Остров Сен-Луи полон сумеречных и торжественных воспоминаний, скрытых судеб и печалей. На Бурбонской набережной Золя поселил юную Рене – будущую жену Аристида Саккара, из окон старого особняка тоскующая девочка со своей сестрой Кристиной любовалась Парижем: «По утрам, в погожие дни, когда небо было голубое, они восхищались красивыми одеждами Сены; эти одежды то голубого, то зеленого цвета переливались тысячью нежнейших оттенков; казалось, река была из шелка с искрящимися белыми крапинками и атласными рюшами, а лодки, укрывшиеся в тени, у обоих берегов, окаймляли ее черной бархатной лентой. Чем дальше, тем ткань становилась прекрасней и драгоценней, словно волшебное газовое покрывало сказочной феи; зеленая матовая полоса – тень от мостов – сменялась золотыми вставками, складками шелка солнечного цвета».

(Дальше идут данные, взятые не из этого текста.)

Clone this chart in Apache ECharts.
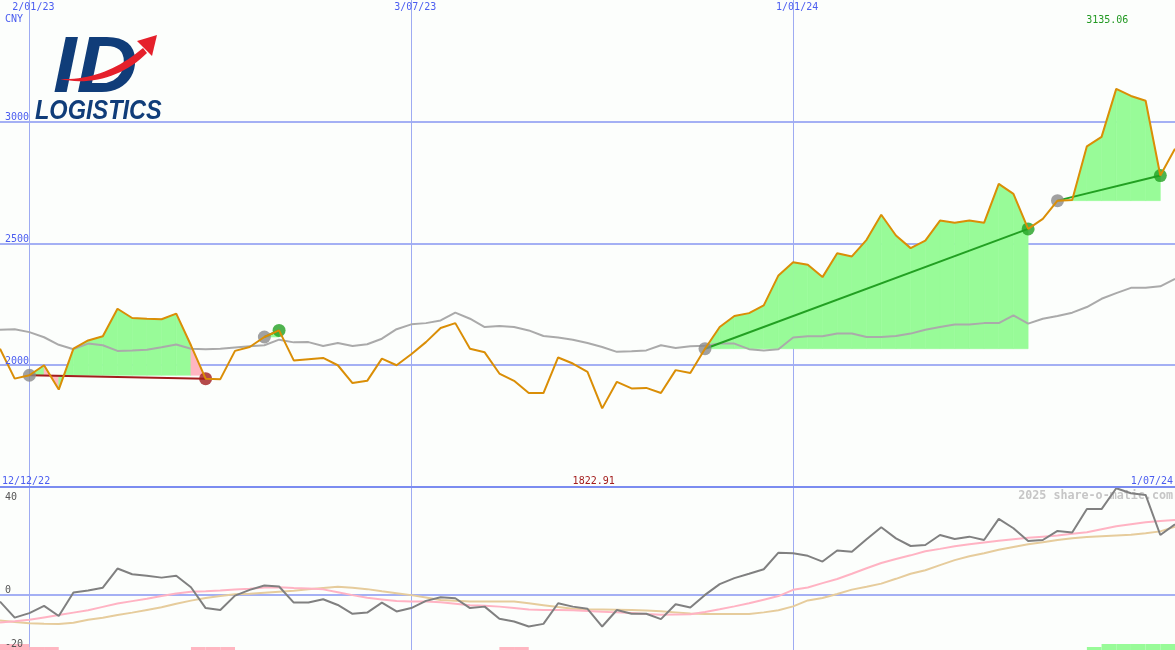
<!DOCTYPE html>
<html>
<head>
<meta charset="utf-8">
<script src="https://cdn.jsdelivr.net/npm/echarts@6.0.0/dist/echarts.min.js"></script>
<style>
html,body{margin:0;padding:0;background:#fcfefc;}
#chart{width:1175px;height:650px;}
</style>
</head>
<body>
<div id="chart"></div>
<script>
// ---- data (weekly, index 0 = 19/12/22, index 80 = 1/07/24) ----
const price = [2068,1945,1959,2000,1900,2068,2102,2119,2232,2194,
  2191,2189,2212,2082,1945,1943,2059,2075,2116,2143,
  2020,2025,2030,2000,1927,1936,2027,2000,2045,2095,
  2153,2173,2068,2053,1966,1936,1886,1886,2032,2007,
  1973,1822.91,1932,1905,1907,1886,1980,1968,2068,2157,
  2202,2214,2246,2369,2423,2413,2362,2460,2447,2515,
  2618,2533,2481,2512,2594,2585,2594,2585,2745,2704,
  2560,2601,2676,2679,2899,2938,3135.06,3106,3086,2779,
  2889];
const movingAvg = [2146,2148,2136,2115,2084,2066,2089,2082,2059,2061,
  2064,2074,2085,2068,2066,2068,2073,2078,2082,2105,
  2094,2095,2079,2091,2079,2086,2109,2148,2168,2173,
  2184,2216,2191,2157,2161,2157,2143,2120,2114,2105,
  2091,2075,2055,2057,2061,2082,2071,2078,2080,2089,
  2089,2066,2061,2066,2114,2119,2119,2130,2130,2116,
  2116,2120,2130,2146,2157,2167,2167,2173,2173,2205,
  2171,2191,2202,2216,2239,2273,2296,2318,2318,2324,
  2355];
const oscillator = [-2.8,-9.5,-7.6,-4.6,-8.8,1.0,1.8,3.0,11.0,8.6,
  8.0,7.2,8.0,3.2,-5.5,-6.3,-0.3,2.1,3.9,3.5,
  -3.2,-3.2,-1.8,-4.2,-7.9,-7.4,-3.2,-6.9,-5.5,-2.5,
  -1.0,-1.4,-5.5,-4.9,-10.0,-11.1,-13.2,-12.1,-3.5,-4.9,
  -5.8,-13.2,-6.3,-7.9,-7.9,-10.1,-3.9,-5.3,0.0,4.5,
  7.0,8.8,10.7,17.6,17.4,16.3,13.9,18.5,18.0,23.2,
  28.2,23.6,20.4,20.8,25.0,23.3,24.3,22.9,31.7,27.8,
  22.5,22.9,26.7,26.0,35.8,35.8,44.5,42.4,41.7,25.0,
  29.5];
const signalPink = [-11.5,-11.0,-10.4,-9.4,-8.4,-7.4,-6.4,-5.0,-3.6,-2.6,
  -1.6,-0.5,0.6,1.3,1.5,1.8,2.2,2.6,3.1,3.2,
  2.9,2.7,2.3,1.1,-0.1,-1.2,-1.9,-2.6,-2.8,-2.8,
  -3.1,-3.7,-4.3,-4.5,-4.9,-5.5,-6.1,-6.3,-6.3,-6.4,
  -6.7,-7.0,-7.3,-7.6,-8.0,-8.3,-8.2,-8.1,-7.1,-6.0,
  -4.8,-3.5,-2.0,-0.5,2.1,3.1,4.9,6.6,8.8,11.1,
  13.3,15.0,16.5,18.2,19.2,20.3,21.1,21.9,22.6,23.2,
  23.8,24.3,24.8,25.5,26.1,27.4,28.6,29.5,30.3,30.8,
  31.3];
const signalTan = [-10.7,-11.3,-11.8,-12.0,-12.1,-11.6,-10.4,-9.5,-8.4,-7.4,
  -6.3,-5.2,-3.7,-2.4,-1.3,-0.5,0.3,0.5,0.9,1.3,
  1.7,2.3,2.9,3.4,3.0,2.4,1.5,0.7,-0.1,-1.1,
  -2.1,-2.5,-2.8,-2.8,-2.8,-2.8,-3.5,-4.3,-5.1,-5.8,
  -6.0,-6.1,-6.2,-6.3,-6.5,-6.8,-7.3,-7.8,-8.0,-8.0,
  -8.0,-8.0,-7.3,-6.4,-4.8,-2.3,-1.3,0.4,2.2,3.4,
  4.7,6.7,8.8,10.3,12.4,14.5,16.1,17.4,18.8,20.0,
  21.1,22.0,22.9,23.6,24.2,24.5,24.8,25.1,25.7,26.5,
  28.5];
// signal strip level per weekly segment (negative = pink, positive = green)
const signalLevel = [-2,-2,-1,-1,0,0,0,0,0,0,
  0,0,0,-1,-1,-1,0,0,0,0,
  0,0,0,0,0,0,0,0,0,0,
  0,0,0,0,-1,-1,0,0,0,0,
  0,0,0,0,0,0,0,0,0,0,
  0,0,0,0,0,0,0,0,0,0,
  0,0,0,0,0,0,0,0,0,0,
  0,0,0,0,1,2,2,2,2,2];
const tradeEntry = [2, 18, 48, 72];
const tradeExit = [14, 19, 70, 79];
const priceTicks = [2000, 2500, 3000];
const oscTicks = [40, 0, -20];
const dateTickIdx = [2, 28, 54];
const dateTickLabels = ['2/01/23', '3/07/23', '1/01/24'];
const startLabel = '12/12/22';
const endLabel = '1/07/24';
const currencyLabel = 'CNY';
const watermark = '2025 share-o-matic.com';

// ---- styling ----
const GRID_H = '#a4b0f4', GRID_V = '#9eabf2', SEP = '#7b8cf0';
const BLUE_TXT = '#4b5df0';
const FILL_G = '#98fb98', FILL_P = '#ffb6c1';
const MONO = '"DejaVu Sans Mono", monospace';
const X_MAX = price.length - 1;
const P_MIN = 1500, P_MAX = 3500, O_MIN = -23, O_MAX = 44.6;

const chart = echarts.init(document.getElementById('chart'));

const fillData = [];
tradeEntry.forEach((e, t) => {
  const base = price[e];
  for (let i = e; i < tradeExit[t]; i++) {
    fillData.push([i, price[i], i + 1, price[i + 1], base, price[i + 1] >= base ? 1 : 0]);
  }
});
const trendSeries = tradeEntry.map((e, t) => ({
  type: 'line', xAxisIndex: 0, yAxisIndex: 0, z: 4, silent: true,
  symbol: 'none', emphasis: {disabled: true},
  data: [[e, price[e]], [tradeExit[t], price[tradeExit[t]]]],
  lineStyle: {color: price[tradeExit[t]] >= price[e] ? '#22a022' : '#a31d1d', width: 2}
}));
const circleData = [];
tradeEntry.forEach((e, t) => {
  const x = tradeExit[t];
  circleData.push({value: [e, price[e]], itemStyle: {color: '#8a8a8a'}});
  circleData.push({value: [x, price[x]], itemStyle: {color: price[x] >= price[e] ? '#22a022' : '#a31d1d'}});
});
const idx = arr => arr.map((v, i) => [i, v]);
const lineS = (data, color, z, grid) => ({
  type: 'line', xAxisIndex: grid, yAxisIndex: grid, z: z, silent: true,
  symbol: 'none', emphasis: {disabled: true}, data: data,
  lineStyle: {color: color, width: 2}
});
// crisp vertical grid lines (1px rects snapped to whole pixels)
const vGrid = grid => ({
  type: 'custom', xAxisIndex: grid, yAxisIndex: grid, z: 1, silent: true,
  data: dateTickIdx.map(d => [d, 0]), encode: {x: 0},
  renderItem: (params, api) => {
    const cs = params.coordSys;
    const x = Math.round(api.coord([api.value(0), grid ? 0 : P_MIN])[0]);
    return {type: 'rect', shape: {x: x, y: cs.y, width: 1, height: cs.height},
      style: {fill: GRID_V}};
  }
});
// horizontal grid lines (2px, snapped)
const hGrid = (grid, values) => ({
  type: 'custom', xAxisIndex: grid, yAxisIndex: grid, z: 1, silent: true,
  data: values.map(v => [0, v]), encode: {y: 1},
  renderItem: (params, api) => {
    const cs = params.coordSys;
    const y = Math.round(api.coord([0, api.value(1)])[1]);
    return {type: 'rect', shape: {x: cs.x, y: y - 1, width: cs.width, height: 2},
      style: {fill: GRID_H}};
  }
});

const option = {
  animation: false,
  backgroundColor: '#fcfefc',
  tooltip: {show: false},
  grid: [
    {left: 0, right: 0, top: 0, height: 487, outerBoundsMode: 'none'},
    {left: 0, right: 0, top: 488, bottom: 0, outerBoundsMode: 'none'}
  ],
  xAxis: [
    {gridIndex: 0, type: 'value', min: 0, max: X_MAX, show: false},
    {gridIndex: 1, type: 'value', min: 0, max: X_MAX, show: false}
  ],
  yAxis: [
    {gridIndex: 0, type: 'value', min: P_MIN, max: P_MAX, show: false},
    {gridIndex: 1, type: 'value', min: O_MIN, max: O_MAX, show: false}
  ],
  series: [
    hGrid(0, priceTicks),
    vGrid(0),
    hGrid(1, [0]),
    vGrid(1),
    { type: 'custom', xAxisIndex: 0, yAxisIndex: 0, z: 2, silent: true,
      data: fillData, encode: {x: [0, 2], y: [1, 3, 4]},
      renderItem: (params, api) => {
        const a = api.coord([api.value(0), api.value(1)]);
        const b = api.coord([api.value(2), api.value(3)]);
        const c = api.coord([api.value(2), api.value(4)]);
        const d = api.coord([api.value(0), api.value(4)]);
        const col = api.value(5) ? FILL_G : FILL_P;
        return {type: 'polygon', shape: {points: [a, b, c, d]},
          style: {fill: col, stroke: col, lineWidth: 0.6}};
      } },
    lineS(idx(movingAvg), '#aaaaaa', 3, 0),
    ...trendSeries,
    { type: 'scatter', xAxisIndex: 0, yAxisIndex: 0, z: 5, silent: true,
      symbol: 'circle', symbolSize: 13, data: circleData, emphasis: {disabled: true} },
    lineS(idx(price), '#da8e06', 6, 0),
    lineS(idx(signalTan), '#e6cc9c', 3, 1),
    lineS(idx(signalPink), '#ffb3c3', 3, 1),
    lineS(idx(oscillator), '#808080', 4, 1),
    { type: 'custom', xAxisIndex: 1, yAxisIndex: 1, z: 2, silent: true,
      data: idx(signalLevel), encode: {x: 0, y: 1},
      renderItem: (params, api) => {
        const i = api.value(0), lv = api.value(1);
        if (!lv) return {type: 'group', children: []};
        const a = api.coord([i, O_MIN]);
        const b = api.coord([i + 1, O_MIN]);
        const h = Math.abs(lv) * 3;
        return {type: 'rect', shape: {x: a[0], y: a[1] - h, width: b[0] - a[0], height: h},
          style: {fill: lv < 0 ? FILL_P : FILL_G}};
      } }
  ]
};
chart.setOption(option);

// ---- text labels and decorations placed through the chart's scales ----
const P0 = (x, y) => chart.convertToPixel({gridIndex: 0}, [x, y]);
const P1 = (x, y) => chart.convertToPixel({gridIndex: 1}, [x, y]);
const txt = (x, y, text, fill, align, va, font) => ({
  type: 'text', x: x, y: y, z: 50, silent: true,
  style: {text: text, fill: fill, align: align, verticalAlign: va, font: font || ('10px ' + MONO)}
});
const g = [];
g.push({type: 'rect', z: 40, silent: true, shape: {x: 0, y: 486, width: 1175, height: 2}, style: {fill: SEP}});
priceTicks.forEach(v => { const p = P0(0, v); g.push(txt(5, p[1] + 1, String(v), BLUE_TXT, 'left', 'bottom')); });
dateTickIdx.forEach((d, k) => { const p = P0(d, P_MAX); g.push(txt(p[0] + 4, 2, dateTickLabels[k], BLUE_TXT, 'center', 'top')); });
g.push(txt(5, 14, currencyLabel, BLUE_TXT, 'left', 'top'));
let maxI = 0, minI = 0;
price.forEach((v, i) => { if (v > price[maxI]) maxI = i; if (v < price[minI]) minI = i; });
g.push(txt(P0(maxI, P_MAX)[0] - 9, 15, price[maxI].toFixed(2), '#229922', 'center', 'top'));
g.push(txt(2, 486, startLabel, BLUE_TXT, 'left', 'bottom'));
g.push(txt(P1(minI, 0)[0] - 8.5, 486, price[minI].toFixed(2), '#a31d1d', 'center', 'bottom'));
g.push(txt(1173, 486, endLabel, BLUE_TXT, 'right', 'bottom'));
oscTicks.forEach((v, k) => {
  const py = P1(0, v)[1];
  const y = k === oscTicks.length - 1 ? 649 : (k === 0 ? py + 3 : py + 1);
  g.push(txt(5, y, String(v), '#555555', 'left', 'bottom'));
});
g.push({type: 'text', x: 1173, y: 490, z: 0, silent: true,
  style: {text: watermark, fill: '#c6c6c6', align: 'right', verticalAlign: 'top', font: 'bold 11.7px ' + MONO}});
// logo
g.push({type: 'text', x: 53, y: 31, z: 60, silent: true, scaleX: 1.07,
  style: {text: 'ID', fill: '#103d79', align: 'left', verticalAlign: 'top', font: 'italic bold 79px "Liberation Sans", Arial, sans-serif'}});
g.push({type: 'text', x: 35, y: 97, z: 60, silent: true, scaleX: 0.84,
  style: {text: 'LOGISTICS', fill: '#103d79', align: 'left', verticalAlign: 'top', font: 'italic bold 28px "Liberation Sans", Arial, sans-serif'}});
const bez = (p0, p1, p2, p3, n) => {
  const pts = [];
  for (let k = 0; k <= n; k++) {
    const t = k / n, u = 1 - t;
    pts.push([u*u*u*p0[0] + 3*u*u*t*p1[0] + 3*u*t*t*p2[0] + t*t*t*p3[0],
              u*u*u*p0[1] + 3*u*u*t*p1[1] + 3*u*t*t*p2[1] + t*t*t*p3[1]]);
  }
  return pts;
};
const swoosh = bez([60, 79], [92, 86], [124, 76], [147, 53], 20)
  .concat(bez([143, 48], [118, 69], [92, 80], [60, 79], 20));
g.push({type: 'polygon', z: 61, silent: true, shape: {points: swoosh}, style: {fill: '#e5202b'}});
g.push({type: 'polygon', z: 61, silent: true,
  shape: {points: [[137, 41], [157, 35], [152, 56]]}, style: {fill: '#e5202b'}});
chart.setOption({graphic: g});
</script>
</body>
</html>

Здесь же, в крошечной мастерской под крышей, писал свой «Пленэр» Клод Лантье. А его прогулки с женой по берегам Сены и эти поразительные, будто не чернилами, но кистью написанные пейзажи в романе «Творчество» (возможно, лучшие созданные Золя парижские виды) оживали в моей памяти, когда я сам шагал вдоль этих набережных.

Ночью под окнами гостиницы не смолкал шипящий, шлепающий свист покрышек по брусчатке – машины неслись вверх по улице Лафайет к Гар-дю-Нор (Северному вокзалу). Для нас такое движение было в диковинку, и тревога пробивалась в тяжелый, непрочный парижский сон.

Проснуться в Париже!

Хоть четверть часа побыть с ним наедине: утро до завтрака – единственное время, когда почему-то не считалось особенно зазорным выходить в одиночку.

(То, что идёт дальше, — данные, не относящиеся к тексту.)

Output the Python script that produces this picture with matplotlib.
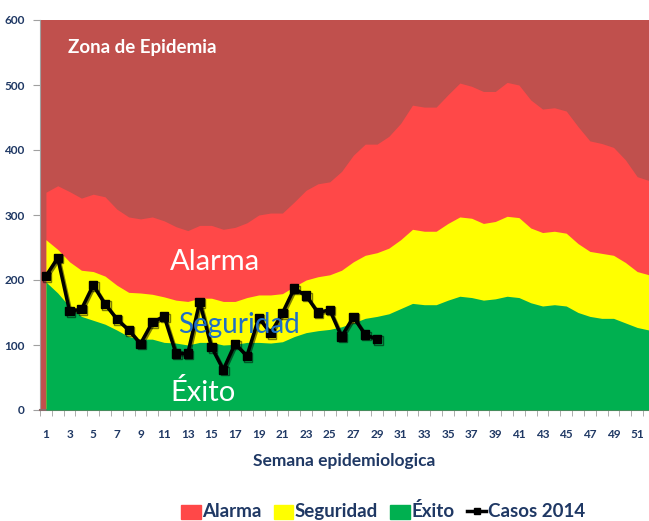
import numpy as np
import matplotlib
matplotlib.use("Agg")
import matplotlib.pyplot as plt
import matplotlib.patheffects as pe
from matplotlib.patches import Patch
from matplotlib.lines import Line2D

plt.rcParams['font.family'] = ['Lato', 'DejaVu Sans']

# Semanas epidemiologicas
weeks = list(range(1, 53))

# Upper limit of each zone (cumulative values)
exito_top = [197, 180, 159, 144, 138, 132, 123, 113, 109, 109, 104, 103, 100, 104, 104, 100,
             101, 104, 104, 103, 105, 113, 119, 122, 124, 128, 134, 141, 144, 148, 156, 164,
             162, 162, 169, 175, 173, 169, 171, 175, 173, 165, 160, 162, 160, 150, 144, 141,
             141, 134, 127, 123]
seguridad_top = [262, 247, 228, 215, 213, 206, 192, 181, 180, 178, 174, 169, 167, 172, 172, 167,
                 167, 173, 177, 177, 179, 190, 200, 205, 208, 215, 228, 238, 242, 249, 262, 278,
                 275, 275, 287, 297, 295, 287, 290, 298, 296, 280, 273, 275, 272, 256, 244, 241,
                 238, 227, 213, 208]
alarma_top = [335, 345, 336, 326, 332, 328, 309, 297, 294, 297, 291, 282, 276, 284, 284, 278,
              281, 288, 300, 303, 303, 320, 338, 348, 351, 367, 392, 409, 409, 421, 441, 469,
              466, 466, 485, 503, 498, 490, 490, 504, 500, 477, 463, 465, 460, 436, 414, 410,
              404, 385, 359, 353]

# Casos 2014 (semanas 1-29)
casos_weeks = list(range(1, 30))
casos_2014 = [206, 234, 152, 155, 192, 163, 140, 123, 102, 135, 144, 87, 87, 166, 97, 62,
              102, 83, 142, 118, 149, 187, 176, 150, 154, 113, 143, 116, 109]

y_ticks = [0, 100, 200, 300, 400, 500, 600]
x_ticklabels = list(range(1, 53, 2))

# Colors
EPIDEMIA = '#C0504D'
ALARMA = '#FF4848'
SEGURIDAD = '#FFFF00'
EXITO = '#00B050'
NAVY = '#1F3864'

fig = plt.figure(figsize=(6.49, 5.21), dpi=100)
ax = fig.add_axes([40 / 649, 111 / 521, 609 / 649, 390 / 521])
ax.set_facecolor(EPIDEMIA)

x = np.array(weeks)
ax.fill_between(x, 0, alarma_top, color=ALARMA, lw=0, zorder=1)
ax.fill_between(x, 0, seguridad_top, color=SEGURIDAD, lw=0, zorder=2)
ax.fill_between(x, 0, exito_top, color=EXITO, lw=0, zorder=3)

ax.plot(casos_weeks, casos_2014, color='black', lw=2.5, marker='s', markersize=6,
        zorder=5, path_effects=[pe.SimpleLineShadow(offset=(1, -1), alpha=0.5, shadow_color='black'),
                                pe.Normal()])

# zone labels
ax.text(2.9, 557, 'Zona de Epidemia', color='white', fontsize=13.5, fontweight='bold',
        ha='left', va='center', zorder=6)
ax.text(11.5, 228, 'Alarma', color='white', fontsize=21, ha='left', va='center', zorder=6)
ax.text(12.2, 130, 'Seguridad', color='#1F6FC5', fontsize=20, ha='left', va='center', zorder=6)
ax.text(11.5, 27, 'Éxito', color='white', fontsize=21, ha='left', va='center', zorder=6)

ax.set_xlim(0.5, 52)
ax.set_ylim(0, 600)
ax.set_yticks(y_ticks)
ax.set_yticklabels([str(v) for v in y_ticks], fontsize=8.5, fontweight='bold', color=NAVY)
ax.set_xticks(x_ticklabels)
ax.set_xticklabels([str(v) for v in x_ticklabels], fontsize=8.5, fontweight='bold', color=NAVY)
ax.set_xticks(np.arange(0.5, 52.5, 1), minor=True)
ax.tick_params(axis='x', which='major', length=0, pad=14)
ax.tick_params(axis='x', which='minor', length=4, color='#A0A0A0', direction='out')
ax.tick_params(axis='y', length=5, color='#A0A0A0', pad=6)

for s in ['top', 'right']:
    ax.spines[s].set_visible(False)
ax.spines['left'].set_color('#A0A0A0')
ax.spines['bottom'].set_color('#8B6B6B')
ax.spines['bottom'].set_linewidth(1.5)

ax.set_xlabel('Semana epidemiologica', fontsize=12.5, fontweight='bold', color=NAVY, labelpad=9)

handles = [Patch(color=ALARMA, label='Alarma'),
           Patch(color=SEGURIDAD, label='Seguridad'),
           Patch(color=EXITO, label='Éxito'),
           Line2D([0], [0], color='black', lw=2.5, marker='s', markersize=5, label='Casos 2014')]
leg = fig.legend(handles=handles, loc='center', bbox_to_anchor=(383 / 649, 1 - 511 / 521),
                 ncol=4, frameon=False, handlelength=1.4, handleheight=1.2, handletextpad=0.1,
                 columnspacing=0.9)
for t in leg.get_texts():
    t.set_fontsize(13.5)
    t.set_fontweight('bold')
    t.set_color(NAVY)

fig.savefig('out.png', dpi=100)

Августовский жестокий зной притих за ночь, над свежеполитыми и вымытыми мостовыми и тротуарами подымался нежный пар. Парижане шли и ехали на службу по-утреннему нарядные – в корректной деловой одежде, дамы в по-французски кокетливых костюмах, мужчины в строгих «тройках». Показное презрение к элегантности наступило лишь в конце 1960-х, а тогда изящество недорогих нарядов, туфли в тон перчаткам и сумочке у дам, отличные шелковые (ах, французские!) галстуки и блестящие башмаки мужчин напоминали любимые фильмы.

Воздух наполнялся очень легким (сильно душиться тогда почиталось неприличным), непривычным для нас ароматом. Пахло горьковатыми духами, сладким табаком, крепким кофе, пудрой, дорогим «десертным» бензином и почему-то нагретым в ладонях сандалом. И вкусной едой, аперитивами, влажными цветами, чудилось – самим изобилием (ведь тогда избыток в витринах был синонимом богатства, абсолютной диковинкой, казалось – есть все, что, в сущности, близко к истине).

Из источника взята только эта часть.